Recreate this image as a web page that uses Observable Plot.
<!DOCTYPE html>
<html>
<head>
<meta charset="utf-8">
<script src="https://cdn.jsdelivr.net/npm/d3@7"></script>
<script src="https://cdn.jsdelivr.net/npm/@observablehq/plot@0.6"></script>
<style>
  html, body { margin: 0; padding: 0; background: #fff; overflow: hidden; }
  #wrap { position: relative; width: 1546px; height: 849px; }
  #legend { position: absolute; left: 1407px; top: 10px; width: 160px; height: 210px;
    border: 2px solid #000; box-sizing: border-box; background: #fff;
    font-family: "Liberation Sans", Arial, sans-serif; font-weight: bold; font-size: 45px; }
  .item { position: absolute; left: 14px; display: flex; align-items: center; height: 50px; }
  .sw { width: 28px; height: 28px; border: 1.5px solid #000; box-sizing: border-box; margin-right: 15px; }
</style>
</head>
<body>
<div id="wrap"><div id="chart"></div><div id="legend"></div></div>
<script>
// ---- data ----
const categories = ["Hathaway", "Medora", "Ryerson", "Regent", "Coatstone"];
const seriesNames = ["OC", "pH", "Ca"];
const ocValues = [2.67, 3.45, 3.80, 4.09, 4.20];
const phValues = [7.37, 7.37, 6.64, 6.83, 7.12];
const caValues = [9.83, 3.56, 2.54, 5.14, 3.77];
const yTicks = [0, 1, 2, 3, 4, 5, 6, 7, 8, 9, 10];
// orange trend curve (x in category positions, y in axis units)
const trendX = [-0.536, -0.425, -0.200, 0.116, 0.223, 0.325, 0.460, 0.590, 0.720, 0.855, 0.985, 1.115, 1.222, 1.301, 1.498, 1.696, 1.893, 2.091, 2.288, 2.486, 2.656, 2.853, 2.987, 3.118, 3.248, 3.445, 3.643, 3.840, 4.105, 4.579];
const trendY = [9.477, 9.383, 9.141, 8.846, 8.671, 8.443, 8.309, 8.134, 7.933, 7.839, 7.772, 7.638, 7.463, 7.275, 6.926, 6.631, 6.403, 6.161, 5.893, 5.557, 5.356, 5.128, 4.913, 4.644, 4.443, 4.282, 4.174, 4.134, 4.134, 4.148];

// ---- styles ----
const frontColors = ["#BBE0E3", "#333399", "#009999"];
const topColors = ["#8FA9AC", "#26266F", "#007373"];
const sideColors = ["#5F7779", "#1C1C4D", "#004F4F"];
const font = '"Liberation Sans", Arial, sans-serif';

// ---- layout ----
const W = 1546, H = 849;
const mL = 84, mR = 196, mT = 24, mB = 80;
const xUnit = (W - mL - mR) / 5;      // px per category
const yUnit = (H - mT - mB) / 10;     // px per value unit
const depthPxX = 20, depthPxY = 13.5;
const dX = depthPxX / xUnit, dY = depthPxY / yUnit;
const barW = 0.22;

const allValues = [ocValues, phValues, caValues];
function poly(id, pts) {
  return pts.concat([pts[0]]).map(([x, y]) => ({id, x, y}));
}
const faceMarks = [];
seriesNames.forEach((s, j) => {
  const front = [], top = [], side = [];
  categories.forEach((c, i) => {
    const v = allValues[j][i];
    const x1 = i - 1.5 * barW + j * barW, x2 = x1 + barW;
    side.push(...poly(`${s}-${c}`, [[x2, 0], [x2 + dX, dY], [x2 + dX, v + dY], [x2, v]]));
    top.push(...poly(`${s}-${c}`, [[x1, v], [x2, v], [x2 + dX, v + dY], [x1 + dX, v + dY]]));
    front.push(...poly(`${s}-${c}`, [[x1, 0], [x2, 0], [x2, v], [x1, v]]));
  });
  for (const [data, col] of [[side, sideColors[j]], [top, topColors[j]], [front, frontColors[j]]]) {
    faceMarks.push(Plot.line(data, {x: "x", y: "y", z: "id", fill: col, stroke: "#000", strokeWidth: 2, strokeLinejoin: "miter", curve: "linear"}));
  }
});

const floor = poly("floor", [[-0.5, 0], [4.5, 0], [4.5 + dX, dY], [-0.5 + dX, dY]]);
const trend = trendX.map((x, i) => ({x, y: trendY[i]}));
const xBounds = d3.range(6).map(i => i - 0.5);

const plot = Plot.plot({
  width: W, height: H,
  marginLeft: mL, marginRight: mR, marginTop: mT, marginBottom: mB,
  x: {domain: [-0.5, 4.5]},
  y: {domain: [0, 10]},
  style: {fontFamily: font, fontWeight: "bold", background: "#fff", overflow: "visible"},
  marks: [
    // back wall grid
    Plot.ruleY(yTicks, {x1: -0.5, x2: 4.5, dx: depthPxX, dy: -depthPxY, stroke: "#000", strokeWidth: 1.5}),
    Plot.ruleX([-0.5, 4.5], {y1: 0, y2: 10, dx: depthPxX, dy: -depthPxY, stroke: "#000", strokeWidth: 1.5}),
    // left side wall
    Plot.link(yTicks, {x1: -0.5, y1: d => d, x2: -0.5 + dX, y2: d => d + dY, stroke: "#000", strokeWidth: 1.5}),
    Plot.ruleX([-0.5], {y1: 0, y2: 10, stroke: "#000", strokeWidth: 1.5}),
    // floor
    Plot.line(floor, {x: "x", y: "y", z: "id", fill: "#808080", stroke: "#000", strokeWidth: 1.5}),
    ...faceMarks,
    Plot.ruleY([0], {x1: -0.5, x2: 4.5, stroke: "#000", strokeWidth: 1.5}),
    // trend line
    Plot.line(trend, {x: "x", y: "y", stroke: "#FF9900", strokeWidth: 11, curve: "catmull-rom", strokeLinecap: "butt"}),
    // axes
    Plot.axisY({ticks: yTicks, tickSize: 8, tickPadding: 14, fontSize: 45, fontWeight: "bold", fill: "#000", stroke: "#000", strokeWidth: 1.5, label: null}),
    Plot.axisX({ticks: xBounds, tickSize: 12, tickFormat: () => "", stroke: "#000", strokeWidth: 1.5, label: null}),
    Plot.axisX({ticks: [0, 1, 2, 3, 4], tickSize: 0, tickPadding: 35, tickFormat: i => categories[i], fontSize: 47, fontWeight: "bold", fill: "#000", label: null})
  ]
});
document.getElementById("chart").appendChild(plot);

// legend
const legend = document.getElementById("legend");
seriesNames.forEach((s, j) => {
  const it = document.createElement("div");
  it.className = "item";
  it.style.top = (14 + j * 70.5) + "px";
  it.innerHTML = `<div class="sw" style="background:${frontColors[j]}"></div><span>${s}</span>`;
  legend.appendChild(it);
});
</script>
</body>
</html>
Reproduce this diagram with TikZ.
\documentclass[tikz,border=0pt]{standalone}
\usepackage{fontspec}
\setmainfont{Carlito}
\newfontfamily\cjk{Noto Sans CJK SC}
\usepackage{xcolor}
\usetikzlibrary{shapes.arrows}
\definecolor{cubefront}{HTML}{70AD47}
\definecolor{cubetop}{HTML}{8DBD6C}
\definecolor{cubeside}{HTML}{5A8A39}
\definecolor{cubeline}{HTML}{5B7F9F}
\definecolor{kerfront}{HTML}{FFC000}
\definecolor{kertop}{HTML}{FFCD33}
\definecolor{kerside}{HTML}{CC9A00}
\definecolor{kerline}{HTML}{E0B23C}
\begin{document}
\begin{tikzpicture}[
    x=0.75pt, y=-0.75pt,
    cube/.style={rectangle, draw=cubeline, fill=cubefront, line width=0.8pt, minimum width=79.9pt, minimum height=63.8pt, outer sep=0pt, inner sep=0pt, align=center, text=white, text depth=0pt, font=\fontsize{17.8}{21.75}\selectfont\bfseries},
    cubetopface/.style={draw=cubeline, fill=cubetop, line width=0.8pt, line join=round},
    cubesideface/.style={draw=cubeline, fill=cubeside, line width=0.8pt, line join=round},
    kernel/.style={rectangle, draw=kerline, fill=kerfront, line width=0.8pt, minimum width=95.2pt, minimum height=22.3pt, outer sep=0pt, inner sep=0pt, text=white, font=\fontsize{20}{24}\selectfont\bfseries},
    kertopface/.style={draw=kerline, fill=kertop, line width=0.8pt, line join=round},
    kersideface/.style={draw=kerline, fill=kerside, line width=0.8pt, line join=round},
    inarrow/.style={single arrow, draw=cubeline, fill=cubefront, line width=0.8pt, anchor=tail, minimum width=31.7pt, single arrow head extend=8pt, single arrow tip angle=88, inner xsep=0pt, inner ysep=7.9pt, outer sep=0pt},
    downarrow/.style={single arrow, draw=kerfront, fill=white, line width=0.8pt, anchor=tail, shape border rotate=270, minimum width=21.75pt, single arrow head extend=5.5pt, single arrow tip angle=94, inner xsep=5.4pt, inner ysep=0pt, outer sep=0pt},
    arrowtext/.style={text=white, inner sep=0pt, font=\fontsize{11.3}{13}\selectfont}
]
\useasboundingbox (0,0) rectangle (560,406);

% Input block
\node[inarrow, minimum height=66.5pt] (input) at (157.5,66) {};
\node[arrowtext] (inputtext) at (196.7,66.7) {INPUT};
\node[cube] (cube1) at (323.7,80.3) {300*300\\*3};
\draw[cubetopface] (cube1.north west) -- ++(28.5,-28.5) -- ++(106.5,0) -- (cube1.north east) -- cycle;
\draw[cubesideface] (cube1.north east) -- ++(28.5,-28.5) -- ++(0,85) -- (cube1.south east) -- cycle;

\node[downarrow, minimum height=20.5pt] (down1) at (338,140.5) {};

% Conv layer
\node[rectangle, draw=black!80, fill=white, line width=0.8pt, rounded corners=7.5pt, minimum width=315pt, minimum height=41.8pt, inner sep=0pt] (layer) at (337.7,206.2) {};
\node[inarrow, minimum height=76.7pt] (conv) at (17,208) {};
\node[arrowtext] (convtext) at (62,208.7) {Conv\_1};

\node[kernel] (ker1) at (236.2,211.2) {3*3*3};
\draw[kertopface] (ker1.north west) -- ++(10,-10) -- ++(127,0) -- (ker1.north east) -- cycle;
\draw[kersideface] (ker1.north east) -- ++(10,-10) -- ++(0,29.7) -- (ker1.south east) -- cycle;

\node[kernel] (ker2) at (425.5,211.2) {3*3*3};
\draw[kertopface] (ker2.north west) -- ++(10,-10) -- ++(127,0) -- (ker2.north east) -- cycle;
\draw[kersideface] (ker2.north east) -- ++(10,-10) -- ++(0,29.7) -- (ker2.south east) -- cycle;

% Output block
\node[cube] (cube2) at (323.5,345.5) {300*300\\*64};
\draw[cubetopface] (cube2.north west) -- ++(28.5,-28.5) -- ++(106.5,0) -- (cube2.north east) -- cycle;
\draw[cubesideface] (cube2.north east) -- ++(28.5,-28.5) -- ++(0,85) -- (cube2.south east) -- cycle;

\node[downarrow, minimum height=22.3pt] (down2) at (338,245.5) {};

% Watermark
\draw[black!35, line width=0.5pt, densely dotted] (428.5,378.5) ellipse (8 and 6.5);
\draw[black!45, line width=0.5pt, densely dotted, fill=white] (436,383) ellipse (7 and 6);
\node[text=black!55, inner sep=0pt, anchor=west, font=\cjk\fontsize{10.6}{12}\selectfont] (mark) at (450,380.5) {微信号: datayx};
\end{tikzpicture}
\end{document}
┄┄┄┄┄┄┄┄┄┄
**Instructions for the task**
From the data above, copy each line where the string "this" appears.

**Reply to the exercise**
Recreate this image as a web page that uses Observable Plot.
Reproduce this diagram with TikZ.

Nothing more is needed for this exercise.